• [Aim of the exercise]
Without the pictures, return all of the material exactly as written.

%%

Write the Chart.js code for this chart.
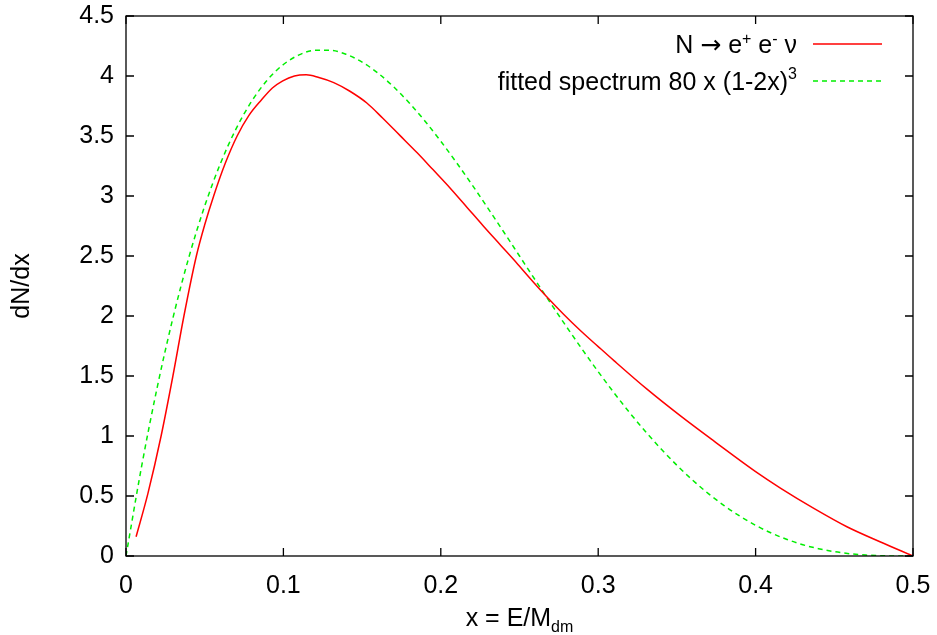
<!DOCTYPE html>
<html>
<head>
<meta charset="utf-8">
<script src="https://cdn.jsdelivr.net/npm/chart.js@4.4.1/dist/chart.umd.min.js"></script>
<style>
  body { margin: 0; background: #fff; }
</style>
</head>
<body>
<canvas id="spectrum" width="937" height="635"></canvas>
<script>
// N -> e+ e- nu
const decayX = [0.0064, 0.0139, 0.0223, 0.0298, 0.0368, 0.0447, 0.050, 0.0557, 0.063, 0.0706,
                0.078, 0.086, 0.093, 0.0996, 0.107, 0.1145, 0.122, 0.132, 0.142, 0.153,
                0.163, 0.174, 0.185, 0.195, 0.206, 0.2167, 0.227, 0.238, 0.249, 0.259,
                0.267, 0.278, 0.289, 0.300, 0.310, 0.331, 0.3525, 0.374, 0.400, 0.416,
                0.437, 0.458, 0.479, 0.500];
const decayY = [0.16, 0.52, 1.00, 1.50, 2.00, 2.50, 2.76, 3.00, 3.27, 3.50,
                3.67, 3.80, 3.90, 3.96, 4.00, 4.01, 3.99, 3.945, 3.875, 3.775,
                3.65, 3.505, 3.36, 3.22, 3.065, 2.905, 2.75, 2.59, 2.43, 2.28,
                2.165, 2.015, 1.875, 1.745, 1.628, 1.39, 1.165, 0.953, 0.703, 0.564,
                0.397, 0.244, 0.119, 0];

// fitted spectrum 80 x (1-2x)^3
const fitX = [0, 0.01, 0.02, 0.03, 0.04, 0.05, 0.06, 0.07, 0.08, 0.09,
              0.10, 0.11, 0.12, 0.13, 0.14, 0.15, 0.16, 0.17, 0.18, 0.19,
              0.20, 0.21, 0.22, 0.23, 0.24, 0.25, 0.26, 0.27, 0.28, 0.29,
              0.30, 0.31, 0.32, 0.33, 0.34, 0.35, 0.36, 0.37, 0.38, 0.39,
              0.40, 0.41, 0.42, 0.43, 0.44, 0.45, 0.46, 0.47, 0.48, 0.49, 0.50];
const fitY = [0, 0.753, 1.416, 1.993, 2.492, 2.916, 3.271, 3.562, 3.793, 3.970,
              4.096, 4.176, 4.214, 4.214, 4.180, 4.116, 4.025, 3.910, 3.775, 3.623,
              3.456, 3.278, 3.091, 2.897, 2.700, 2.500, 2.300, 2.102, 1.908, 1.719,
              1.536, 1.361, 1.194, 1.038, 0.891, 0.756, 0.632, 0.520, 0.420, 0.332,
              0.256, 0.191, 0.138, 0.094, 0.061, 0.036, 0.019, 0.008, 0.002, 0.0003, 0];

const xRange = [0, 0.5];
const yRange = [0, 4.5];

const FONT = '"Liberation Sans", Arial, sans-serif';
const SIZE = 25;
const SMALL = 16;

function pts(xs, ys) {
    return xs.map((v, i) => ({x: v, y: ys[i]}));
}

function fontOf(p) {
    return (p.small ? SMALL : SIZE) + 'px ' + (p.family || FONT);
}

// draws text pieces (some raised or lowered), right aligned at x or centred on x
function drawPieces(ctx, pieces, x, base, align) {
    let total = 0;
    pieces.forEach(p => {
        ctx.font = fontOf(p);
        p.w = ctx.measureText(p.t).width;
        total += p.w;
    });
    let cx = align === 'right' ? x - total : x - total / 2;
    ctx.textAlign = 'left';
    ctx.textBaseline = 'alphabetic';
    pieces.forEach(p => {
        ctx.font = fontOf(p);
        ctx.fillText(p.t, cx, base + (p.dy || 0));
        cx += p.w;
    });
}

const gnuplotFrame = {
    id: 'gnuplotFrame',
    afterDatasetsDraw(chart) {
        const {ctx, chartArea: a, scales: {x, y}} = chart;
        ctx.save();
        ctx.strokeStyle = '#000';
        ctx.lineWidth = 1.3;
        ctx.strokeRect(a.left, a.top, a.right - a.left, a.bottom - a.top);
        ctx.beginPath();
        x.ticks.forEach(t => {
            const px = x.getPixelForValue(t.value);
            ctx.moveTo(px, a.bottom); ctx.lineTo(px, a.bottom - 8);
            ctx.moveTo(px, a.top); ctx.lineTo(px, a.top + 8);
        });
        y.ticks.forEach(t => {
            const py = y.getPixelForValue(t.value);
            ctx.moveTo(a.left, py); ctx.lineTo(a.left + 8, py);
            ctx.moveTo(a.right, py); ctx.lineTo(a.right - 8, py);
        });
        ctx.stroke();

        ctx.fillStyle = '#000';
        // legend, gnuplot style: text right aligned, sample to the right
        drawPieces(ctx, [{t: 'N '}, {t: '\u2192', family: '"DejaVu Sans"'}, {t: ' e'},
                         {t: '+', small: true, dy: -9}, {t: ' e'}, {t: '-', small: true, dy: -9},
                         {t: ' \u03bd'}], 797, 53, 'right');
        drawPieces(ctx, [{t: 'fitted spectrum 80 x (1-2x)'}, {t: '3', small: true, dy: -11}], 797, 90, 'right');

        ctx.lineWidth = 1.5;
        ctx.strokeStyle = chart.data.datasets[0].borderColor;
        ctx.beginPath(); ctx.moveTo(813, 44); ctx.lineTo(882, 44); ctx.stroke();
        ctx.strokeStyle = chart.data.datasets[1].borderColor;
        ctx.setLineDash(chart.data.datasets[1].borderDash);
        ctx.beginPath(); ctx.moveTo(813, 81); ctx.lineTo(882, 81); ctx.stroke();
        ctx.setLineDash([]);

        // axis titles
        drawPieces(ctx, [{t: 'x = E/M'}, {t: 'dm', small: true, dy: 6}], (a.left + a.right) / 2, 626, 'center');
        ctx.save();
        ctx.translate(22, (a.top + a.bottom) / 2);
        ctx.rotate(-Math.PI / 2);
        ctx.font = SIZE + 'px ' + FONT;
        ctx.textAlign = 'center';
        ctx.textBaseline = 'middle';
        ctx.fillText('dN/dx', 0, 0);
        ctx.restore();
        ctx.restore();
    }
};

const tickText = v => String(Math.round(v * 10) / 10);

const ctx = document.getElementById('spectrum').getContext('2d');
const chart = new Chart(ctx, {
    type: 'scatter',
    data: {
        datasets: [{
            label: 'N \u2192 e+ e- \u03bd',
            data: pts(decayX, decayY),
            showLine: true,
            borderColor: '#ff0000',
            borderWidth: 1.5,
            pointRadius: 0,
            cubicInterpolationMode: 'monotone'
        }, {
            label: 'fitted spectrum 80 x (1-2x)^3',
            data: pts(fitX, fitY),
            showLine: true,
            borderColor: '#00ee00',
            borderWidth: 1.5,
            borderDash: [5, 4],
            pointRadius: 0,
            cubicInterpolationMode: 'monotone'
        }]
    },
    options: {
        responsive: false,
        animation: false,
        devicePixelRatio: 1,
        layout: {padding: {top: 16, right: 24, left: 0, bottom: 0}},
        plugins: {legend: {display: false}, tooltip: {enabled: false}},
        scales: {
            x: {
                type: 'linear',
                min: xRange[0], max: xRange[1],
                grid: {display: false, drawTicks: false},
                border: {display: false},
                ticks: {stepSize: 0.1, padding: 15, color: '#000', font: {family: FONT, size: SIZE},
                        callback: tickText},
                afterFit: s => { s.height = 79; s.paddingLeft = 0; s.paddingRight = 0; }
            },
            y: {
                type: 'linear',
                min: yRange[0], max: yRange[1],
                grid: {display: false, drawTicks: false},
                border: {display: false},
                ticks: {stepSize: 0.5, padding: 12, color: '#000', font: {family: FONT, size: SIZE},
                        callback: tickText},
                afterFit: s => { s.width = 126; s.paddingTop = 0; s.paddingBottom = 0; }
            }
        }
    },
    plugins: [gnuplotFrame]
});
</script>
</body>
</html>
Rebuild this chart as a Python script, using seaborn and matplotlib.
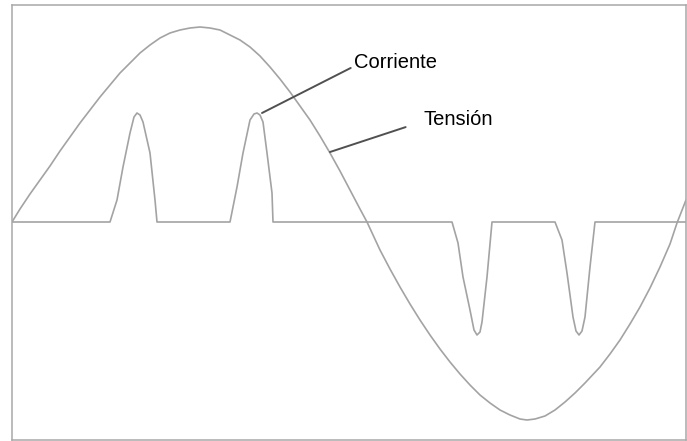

%%

• [Finished exercise]
Write the Chart.js code for this chart.
<!DOCTYPE html>
<html>
<head>
<meta charset="utf-8">
<script src="https://cdn.jsdelivr.net/npm/chart.js@4.4.1/dist/chart.umd.min.js"></script>
<style>
  body { margin: 0; background: #fff; }
</style>
</head>
<body>
<canvas id="spectrum" width="937" height="635"></canvas>
<script>
// N -> e+ e- nu
const decayX = [0.0064, 0.0139, 0.0223, 0.0298, 0.0368, 0.0447, 0.050, 0.0557, 0.063, 0.0706,
                0.078, 0.086, 0.093, 0.0996, 0.107, 0.1145, 0.122, 0.132, 0.142, 0.153,
                0.163, 0.174, 0.185, 0.195, 0.206, 0.2167, 0.227, 0.238, 0.249, 0.259,
                0.267, 0.278, 0.289, 0.300, 0.310, 0.331, 0.3525, 0.374, 0.400, 0.416,
                0.437, 0.458, 0.479, 0.500];
const decayY = [0.16, 0.52, 1.00, 1.50, 2.00, 2.50, 2.76, 3.00, 3.27, 3.50,
                3.67, 3.80, 3.90, 3.96, 4.00, 4.01, 3.99, 3.945, 3.875, 3.775,
                3.65, 3.505, 3.36, 3.22, 3.065, 2.905, 2.75, 2.59, 2.43, 2.28,
                2.165, 2.015, 1.875, 1.745, 1.628, 1.39, 1.165, 0.953, 0.703, 0.564,
                0.397, 0.244, 0.119, 0];

// fitted spectrum 80 x (1-2x)^3
const fitX = [0, 0.01, 0.02, 0.03, 0.04, 0.05, 0.06, 0.07, 0.08, 0.09,
              0.10, 0.11, 0.12, 0.13, 0.14, 0.15, 0.16, 0.17, 0.18, 0.19,
              0.20, 0.21, 0.22, 0.23, 0.24, 0.25, 0.26, 0.27, 0.28, 0.29,
              0.30, 0.31, 0.32, 0.33, 0.34, 0.35, 0.36, 0.37, 0.38, 0.39,
              0.40, 0.41, 0.42, 0.43, 0.44, 0.45, 0.46, 0.47, 0.48, 0.49, 0.50];
const fitY = [0, 0.753, 1.416, 1.993, 2.492, 2.916, 3.271, 3.562, 3.793, 3.970,
              4.096, 4.176, 4.214, 4.214, 4.180, 4.116, 4.025, 3.910, 3.775, 3.623,
              3.456, 3.278, 3.091, 2.897, 2.700, 2.500, 2.300, 2.102, 1.908, 1.719,
              1.536, 1.361, 1.194, 1.038, 0.891, 0.756, 0.632, 0.520, 0.420, 0.332,
              0.256, 0.191, 0.138, 0.094, 0.061, 0.036, 0.019, 0.008, 0.002, 0.0003, 0];

const xRange = [0, 0.5];
const yRange = [0, 4.5];

const FONT = '"Liberation Sans", Arial, sans-serif';
const SIZE = 25;
const SMALL = 16;

function pts(xs, ys) {
    return xs.map((v, i) => ({x: v, y: ys[i]}));
}

function fontOf(p) {
    return (p.small ? SMALL : SIZE) + 'px ' + (p.family || FONT);
}

// draws text pieces (some raised or lowered), right aligned at x or centred on x
function drawPieces(ctx, pieces, x, base, align) {
    let total = 0;
    pieces.forEach(p => {
        ctx.font = fontOf(p);
        p.w = ctx.measureText(p.t).width;
        total += p.w;
    });
    let cx = align === 'right' ? x - total : x - total / 2;
    ctx.textAlign = 'left';
    ctx.textBaseline = 'alphabetic';
    pieces.forEach(p => {
        ctx.font = fontOf(p);
        ctx.fillText(p.t, cx, base + (p.dy || 0));
        cx += p.w;
    });
}

const gnuplotFrame = {
    id: 'gnuplotFrame',
    afterDatasetsDraw(chart) {
        const {ctx, chartArea: a, scales: {x, y}} = chart;
        ctx.save();
        ctx.strokeStyle = '#000';
        ctx.lineWidth = 1.3;
        ctx.strokeRect(a.left, a.top, a.right - a.left, a.bottom - a.top);
        ctx.beginPath();
        x.ticks.forEach(t => {
            const px = x.getPixelForValue(t.value);
            ctx.moveTo(px, a.bottom); ctx.lineTo(px, a.bottom - 8);
            ctx.moveTo(px, a.top); ctx.lineTo(px, a.top + 8);
        });
        y.ticks.forEach(t => {
            const py = y.getPixelForValue(t.value);
            ctx.moveTo(a.left, py); ctx.lineTo(a.left + 8, py);
            ctx.moveTo(a.right, py); ctx.lineTo(a.right - 8, py);
        });
        ctx.stroke();

        ctx.fillStyle = '#000';
        // legend, gnuplot style: text right aligned, sample to the right
        drawPieces(ctx, [{t: 'N '}, {t: '\u2192', family: '"DejaVu Sans"'}, {t: ' e'},
                         {t: '+', small: true, dy: -9}, {t: ' e'}, {t: '-', small: true, dy: -9},
                         {t: ' \u03bd'}], 797, 53, 'right');
        drawPieces(ctx, [{t: 'fitted spectrum 80 x (1-2x)'}, {t: '3', small: true, dy: -11}], 797, 90, 'right');

        ctx.lineWidth = 1.5;
        ctx.strokeStyle = chart.data.datasets[0].borderColor;
        ctx.beginPath(); ctx.moveTo(813, 44); ctx.lineTo(882, 44); ctx.stroke();
        ctx.strokeStyle = chart.data.datasets[1].borderColor;
        ctx.setLineDash(chart.data.datasets[1].borderDash);
        ctx.beginPath(); ctx.moveTo(813, 81); ctx.lineTo(882, 81); ctx.stroke();
        ctx.setLineDash([]);

        // axis titles
        drawPieces(ctx, [{t: 'x = E/M'}, {t: 'dm', small: true, dy: 6}], (a.left + a.right) / 2, 626, 'center');
        ctx.save();
        ctx.translate(22, (a.top + a.bottom) / 2);
        ctx.rotate(-Math.PI / 2);
        ctx.font = SIZE + 'px ' + FONT;
        ctx.textAlign = 'center';
        ctx.textBaseline = 'middle';
        ctx.fillText('dN/dx', 0, 0);
        ctx.restore();
        ctx.restore();
    }
};

const tickText = v => String(Math.round(v * 10) / 10);

const ctx = document.getElementById('spectrum').getContext('2d');
const chart = new Chart(ctx, {
    type: 'scatter',
    data: {
        datasets: [{
            label: 'N \u2192 e+ e- \u03bd',
            data: pts(decayX, decayY),
            showLine: true,
            borderColor: '#ff0000',
            borderWidth: 1.5,
            pointRadius: 0,
            cubicInterpolationMode: 'monotone'
        }, {
            label: 'fitted spectrum 80 x (1-2x)^3',
            data: pts(fitX, fitY),
            showLine: true,
            borderColor: '#00ee00',
            borderWidth: 1.5,
            borderDash: [5, 4],
            pointRadius: 0,
            cubicInterpolationMode: 'monotone'
        }]
    },
    options: {
        responsive: false,
        animation: false,
        devicePixelRatio: 1,
        layout: {padding: {top: 16, right: 24, left: 0, bottom: 0}},
        plugins: {legend: {display: false}, tooltip: {enabled: false}},
        scales: {
            x: {
                type: 'linear',
                min: xRange[0], max: xRange[1],
                grid: {display: false, drawTicks: false},
                border: {display: false},
                ticks: {stepSize: 0.1, padding: 15, color: '#000', font: {family: FONT, size: SIZE},
                        callback: tickText},
                afterFit: s => { s.height = 79; s.paddingLeft = 0; s.paddingRight = 0; }
            },
            y: {
                type: 'linear',
                min: yRange[0], max: yRange[1],
                grid: {display: false, drawTicks: false},
                border: {display: false},
                ticks: {stepSize: 0.5, padding: 12, color: '#000', font: {family: FONT, size: SIZE},
                        callback: tickText},
                afterFit: s => { s.width = 126; s.paddingTop = 0; s.paddingBottom = 0; }
            }
        }
    },
    plugins: [gnuplotFrame]
});
</script>
</body>
</html>
Rebuild this chart as a Python script, using seaborn and matplotlib.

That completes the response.